We flew over the restricted diamond area and the old deserted diamond mines.






We flew over cape seal colonies which turned the coast black as there were so many hundreds of them.

We flew over the Eduard Bohlen and Shawnee shipwrecks along the Skeleton Coast. There are several thousand shipwrecked vessels along this coastline, as well as sun- faded whale bones, and at one time, human bones. The areas rough seas, roaring winds and strong ocean currents are the main reason for these wrecks. But what makes these special is that, although the were gounded in the water, the water line has receded, and the desert has encroached and now it looks like the remains of the ships were stranded in the middle of the desert. (Please see the post about the Skeleton Coast for more info on this).

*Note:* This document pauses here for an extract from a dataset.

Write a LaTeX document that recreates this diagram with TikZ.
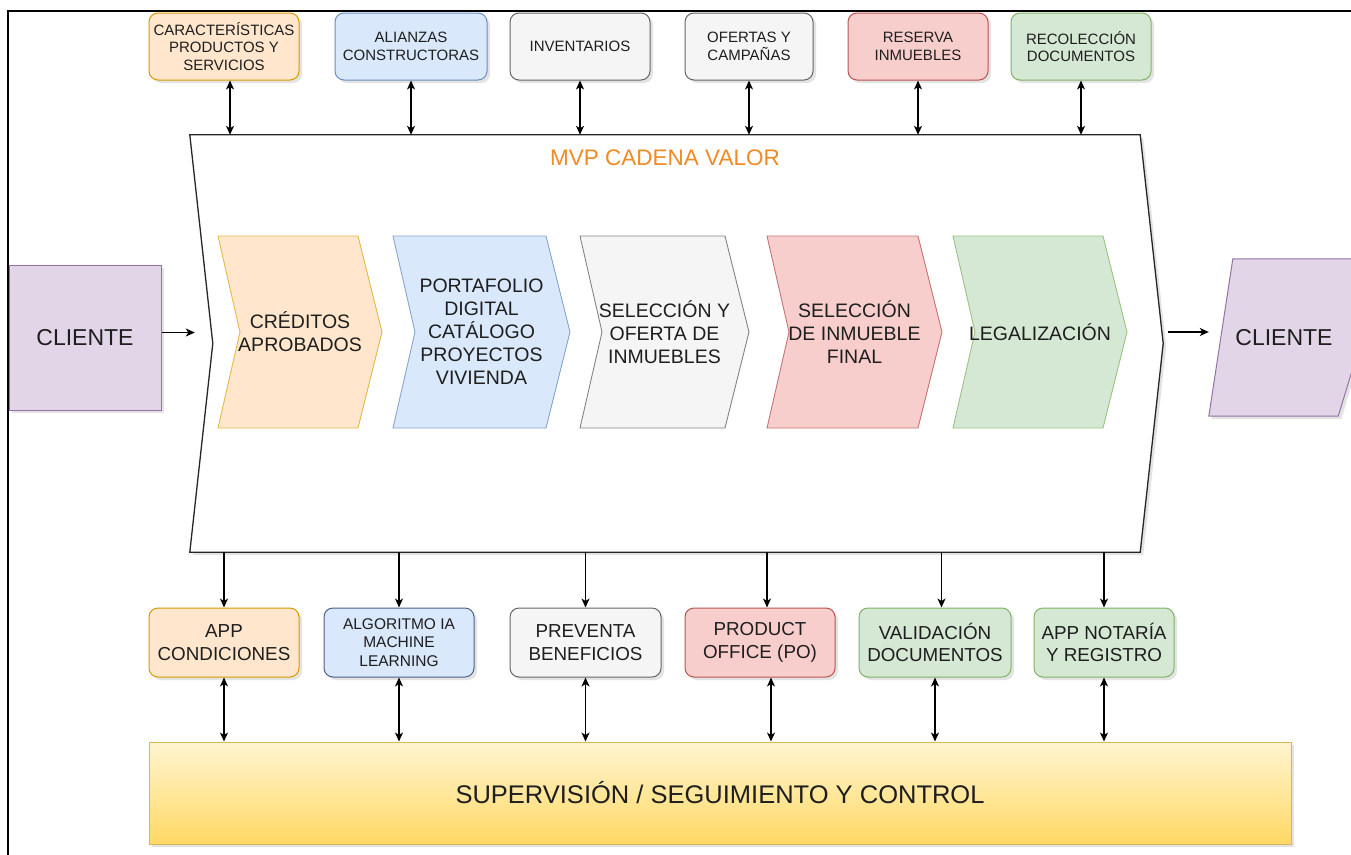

We flew over the salt mines just south of Walvis Bay with their red, and pink and green hues. These salt mines supply about 90% of Africa’s salt. It is the largest of its kind in the world. There are vast areas that were leveled and surrounded by low dikes. Sea water is pumped in and left to evaporate in the hot Namibian sun. The salt then crystalizes forming mounds which look like snow. It is also a rich feeding ground for shrimp and larval fish, thus the colors. And, together with the Walvis Bay Estuary (more on this in the Swakopmund post), it is one of the most important wetlands in Africa. The nutrients in the ponds sustain flamingos and as many as 60 other species of birds, with up to as many as 120,000 viewed there at one time. As a supplementary operation to salt production, oysters are also produced here.

We passed what looked like a green oasis in the midst of the desert. It was the Langstrand resort (famous for being an area for the rich, including Angelina Jolie).





After flying for about 1.5 hours, we landed in Swakopmund. But that is another story.